Toplumsal yapı tamamen harap olmuş, halk perişan, temel gereksinimlere dahi ulaşmak zor. Karaborsacıların ve kaçakçıların cenneti bir düzen hakim.
Halk çaresiz, ama tüm bunların içinde, Koceeli’de ‘artıbir’ ismiyle örgütlenen ve içinde bilim insanlarının da olduğu bir sivil direniş grubu var.
Dizi de ‘mesaj ne?’ diye düşünüyor insan!..Birçok benzer distopik filimde ‘konuşturamamak, susturmak’ üzerine bir kurgu yapılır ve hep ağızlar bantlıdır simge olarak.

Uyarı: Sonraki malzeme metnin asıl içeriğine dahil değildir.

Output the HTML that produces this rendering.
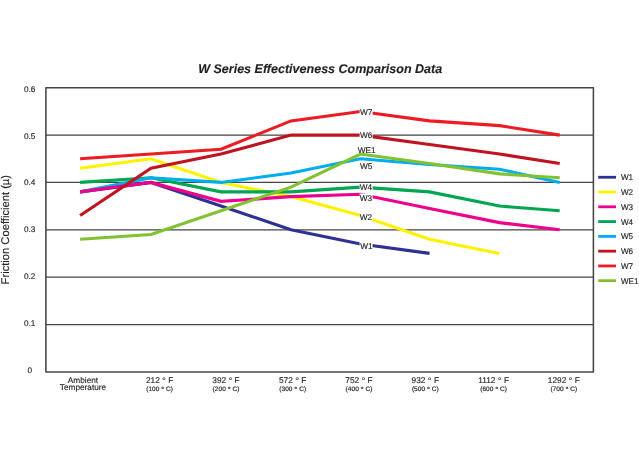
<!DOCTYPE html>
<html lang="en"><head><meta charset="utf-8"><title>W Series Effectiveness Comparison Data</title>
<style>html,body{margin:0;padding:0;background:#fff}svg{display:block;will-change:transform}text{font-family:"Liberation Sans",sans-serif;fill:#231f20;stroke:#231f20;stroke-width:.14px;text-rendering:geometricPrecision}</style></head><body>
<svg width="639" height="455" viewBox="0 0 639 455">
<rect width="639" height="455" fill="#fff"/>
<text x="320.2" y="73.3" text-anchor="middle" font-size="12.6" font-weight="bold" font-style="italic" textLength="244" lengthAdjust="spacingAndGlyphs">W Series Effectiveness Comparison Data</text>
<line x1="45.9" y1="135.07" x2="593.4" y2="135.07" stroke="#454545" stroke-width="1.3"/>
<line x1="45.9" y1="182.43" x2="593.4" y2="182.43" stroke="#454545" stroke-width="1.3"/>
<line x1="45.9" y1="229.8" x2="593.4" y2="229.8" stroke="#454545" stroke-width="1.3"/>
<line x1="45.9" y1="277.17" x2="593.4" y2="277.17" stroke="#454545" stroke-width="1.3"/>
<line x1="45.9" y1="324.53" x2="593.4" y2="324.53" stroke="#454545" stroke-width="1.3"/>
<polyline points="80.1,191.88 151.0,182.42 221.0,206.08 291.0,229.74 360.5,243.94 429.5,253.4" fill="none" stroke="#2E3192" stroke-width="3.1" stroke-linejoin="miter" stroke-linecap="butt"/>
<polyline points="80.1,168.22 151.0,158.76 221.0,182.42 291.0,196.62 360.5,215.54 429.5,239.2 499.5,253.4" fill="none" stroke="#FFF200" stroke-width="3.1" stroke-linejoin="miter" stroke-linecap="butt"/>
<polyline points="80.1,182.42 151.0,177.69 221.0,191.88 291.0,191.88 360.5,187.15 429.5,191.88 499.5,206.08 559.7,210.81" fill="none" stroke="#00A651" stroke-width="3.1" stroke-linejoin="miter" stroke-linecap="butt"/>
<polyline points="80.1,191.88 151.0,177.69 221.0,182.42 291.0,172.96 360.5,158.76 429.5,164.44 499.5,169.17 559.7,182.42" fill="none" stroke="#00AEEF" stroke-width="3.1" stroke-linejoin="miter" stroke-linecap="butt"/>
<polyline points="80.1,191.88 151.0,182.42 221.0,201.35 291.0,196.62 360.5,194.25 429.5,208.45 499.5,222.64 559.7,229.74" fill="none" stroke="#EC008C" stroke-width="3.1" stroke-linejoin="miter" stroke-linecap="butt"/>
<polyline points="80.1,215.54 151.0,168.22 221.0,154.03 291.0,135.1 360.5,135.1 429.5,144.56 499.5,154.03 559.7,163.49" fill="none" stroke="#C0121F" stroke-width="3.1" stroke-linejoin="miter" stroke-linecap="butt"/>
<polyline points="80.1,158.76 151.0,154.03 221.0,149.3 291.0,120.9 360.5,111.44 429.5,120.9 499.5,125.64 559.7,135.1" fill="none" stroke="#ED1C24" stroke-width="3.1" stroke-linejoin="miter" stroke-linecap="butt"/>
<polyline points="80.1,239.2 151.0,234.47 221.0,210.81 291.0,187.15 360.5,154.03 429.5,163.49 499.5,173.9 559.7,177.69" fill="none" stroke="#82C130" stroke-width="3.1" stroke-linejoin="miter" stroke-linecap="butt"/>
<rect x="45.9" y="87.7" width="547.5" height="284.2" fill="none" stroke="#454545" stroke-width="1.55" stroke-linejoin="round"/>
<rect x="359.6" y="107.8" width="13" height="8.4" fill="#fff"/>
<rect x="359.6" y="130.8" width="13" height="8.4" fill="#fff"/>
<rect x="359.6" y="183.0" width="13" height="8.4" fill="#fff"/>
<rect x="359.6" y="193.5" width="13" height="8.4" fill="#fff"/>
<rect x="359.6" y="213.3" width="13" height="8.4" fill="#fff"/>
<rect x="359.6" y="241.4" width="13" height="8.4" fill="#fff"/>
<text x="366.2" y="114.9" text-anchor="middle" font-size="8.25">W7</text>
<text x="366.2" y="137.9" text-anchor="middle" font-size="8.25">W6</text>
<text x="366.6" y="153.4" text-anchor="middle" font-size="8.25">WE1</text>
<text x="366.2" y="169.4" text-anchor="middle" font-size="8.25">W5</text>
<text x="366.0" y="190.1" text-anchor="middle" font-size="8.25">W4</text>
<text x="366.0" y="200.6" text-anchor="middle" font-size="8.25">W3</text>
<text x="366.0" y="220.4" text-anchor="middle" font-size="8.25">W2</text>
<text x="366.4" y="248.5" text-anchor="middle" font-size="8.25">W1</text>
<text x="29.7" y="91.75" text-anchor="middle" font-size="8.25">0.6</text>
<text x="29.7" y="138.55" text-anchor="middle" font-size="8.25">0.5</text>
<text x="29.7" y="185.35" text-anchor="middle" font-size="8.25">0.4</text>
<text x="29.7" y="232.15" text-anchor="middle" font-size="8.25">0.3</text>
<text x="29.7" y="278.95" text-anchor="middle" font-size="8.25">0.2</text>
<text x="29.7" y="325.75" text-anchor="middle" font-size="8.25">0.1</text>
<text x="29.7" y="372.55" text-anchor="middle" font-size="8.25">0</text>
<text transform="translate(8.8,229.7) rotate(-90)" text-anchor="middle" font-size="11.2">Friction Coefficient (µ)</text>
<text x="83" y="382.9" text-anchor="middle" font-size="8.25">Ambient</text>
<text x="83" y="389.9" text-anchor="middle" font-size="8.25">Temperature</text>
<text x="159.6" y="382.8" text-anchor="middle" font-size="8.3">212 <tspan dy="1.3" font-size="9.6">°</tspan><tspan dy="-1.3"> F</tspan></text>
<text x="159.6" y="390.7" text-anchor="middle" font-size="6.5" textLength="26.8" lengthAdjust="spacing" style="stroke-width:.18px">(100 <tspan dy="0.9" font-size="7.4">°</tspan><tspan dy="-0.9"> C)</tspan></text>
<text x="226" y="382.8" text-anchor="middle" font-size="8.3">392 <tspan dy="1.3" font-size="9.6">°</tspan><tspan dy="-1.3"> F</tspan></text>
<text x="226" y="390.7" text-anchor="middle" font-size="6.5" textLength="26.8" lengthAdjust="spacing" style="stroke-width:.18px">(200 <tspan dy="0.9" font-size="7.4">°</tspan><tspan dy="-0.9"> C)</tspan></text>
<text x="292.7" y="382.8" text-anchor="middle" font-size="8.3">572 <tspan dy="1.3" font-size="9.6">°</tspan><tspan dy="-1.3"> F</tspan></text>
<text x="292.7" y="390.7" text-anchor="middle" font-size="6.5" textLength="26.8" lengthAdjust="spacing" style="stroke-width:.18px">(300 <tspan dy="0.9" font-size="7.4">°</tspan><tspan dy="-0.9"> C)</tspan></text>
<text x="359" y="382.8" text-anchor="middle" font-size="8.3">752 <tspan dy="1.3" font-size="9.6">°</tspan><tspan dy="-1.3"> F</tspan></text>
<text x="359" y="390.7" text-anchor="middle" font-size="6.5" textLength="26.8" lengthAdjust="spacing" style="stroke-width:.18px">(400 <tspan dy="0.9" font-size="7.4">°</tspan><tspan dy="-0.9"> C)</tspan></text>
<text x="425.3" y="382.8" text-anchor="middle" font-size="8.3">932 <tspan dy="1.3" font-size="9.6">°</tspan><tspan dy="-1.3"> F</tspan></text>
<text x="425.3" y="390.7" text-anchor="middle" font-size="6.5" textLength="26.8" lengthAdjust="spacing" style="stroke-width:.18px">(500 <tspan dy="0.9" font-size="7.4">°</tspan><tspan dy="-0.9"> C)</tspan></text>
<text x="493.6" y="382.8" text-anchor="middle" font-size="8.3">1112 <tspan dy="1.3" font-size="9.6">°</tspan><tspan dy="-1.3"> F</tspan></text>
<text x="493.6" y="390.7" text-anchor="middle" font-size="6.5" textLength="26.8" lengthAdjust="spacing" style="stroke-width:.18px">(600 <tspan dy="0.9" font-size="7.4">°</tspan><tspan dy="-0.9"> C)</tspan></text>
<text x="563.8" y="382.8" text-anchor="middle" font-size="8.3">1292 <tspan dy="1.3" font-size="9.6">°</tspan><tspan dy="-1.3"> F</tspan></text>
<text x="563.8" y="390.7" text-anchor="middle" font-size="6.5" textLength="26.8" lengthAdjust="spacing" style="stroke-width:.18px">(700 <tspan dy="0.9" font-size="7.4">°</tspan><tspan dy="-0.9"> C)</tspan></text>
<line x1="598.2" y1="177.25" x2="616" y2="177.25" stroke="#2E3192" stroke-width="2.8"/>
<text x="620.9" y="180.25" font-size="8.25" textLength="12.2" lengthAdjust="spacingAndGlyphs">W1</text>
<line x1="598.2" y1="192.03" x2="616" y2="192.03" stroke="#FFF200" stroke-width="2.8"/>
<text x="620.9" y="195.03" font-size="8.25" textLength="12.2" lengthAdjust="spacingAndGlyphs">W2</text>
<line x1="598.2" y1="206.81" x2="616" y2="206.81" stroke="#EC008C" stroke-width="2.8"/>
<text x="620.9" y="209.81" font-size="8.25" textLength="12.2" lengthAdjust="spacingAndGlyphs">W3</text>
<line x1="598.2" y1="221.59" x2="616" y2="221.59" stroke="#00A651" stroke-width="2.8"/>
<text x="620.9" y="224.59" font-size="8.25" textLength="12.2" lengthAdjust="spacingAndGlyphs">W4</text>
<line x1="598.2" y1="236.37" x2="616" y2="236.37" stroke="#00AEEF" stroke-width="2.8"/>
<text x="620.9" y="239.37" font-size="8.25" textLength="12.2" lengthAdjust="spacingAndGlyphs">W5</text>
<line x1="598.2" y1="251.15" x2="616" y2="251.15" stroke="#C0121F" stroke-width="2.8"/>
<text x="620.9" y="254.15" font-size="8.25" textLength="12.2" lengthAdjust="spacingAndGlyphs">W6</text>
<line x1="598.2" y1="265.93" x2="616" y2="265.93" stroke="#ED1C24" stroke-width="2.8"/>
<text x="620.9" y="268.93" font-size="8.25" textLength="12.2" lengthAdjust="spacingAndGlyphs">W7</text>
<line x1="598.2" y1="280.71" x2="616" y2="280.71" stroke="#82C130" stroke-width="2.8"/>
<text x="620.9" y="283.71" font-size="8.25" textLength="17.5" lengthAdjust="spacingAndGlyphs">WE1</text>
</svg></body></html>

Bunda acaba, ‘dinlememek’ ve bu nedenle kulaklıkla gezmek mi ‘ anlatılmak isteniyor, yoksa başka bir şey mi?
Bunu tam çözemedim.
Ama sekizinci bölümünün sonuna doğru, gelecek sezonlar için dizinin mesajı netleşiyor; ‘Umut ve Mücadele’
…
Takip ve kavrama düzeyi epey zor ve yüksek. Çabuk vazgeçenler olabilir.
Evet, daha fazla anlatmayayım,
Unutmadan, özellikle açıkhava dekorları muazzam.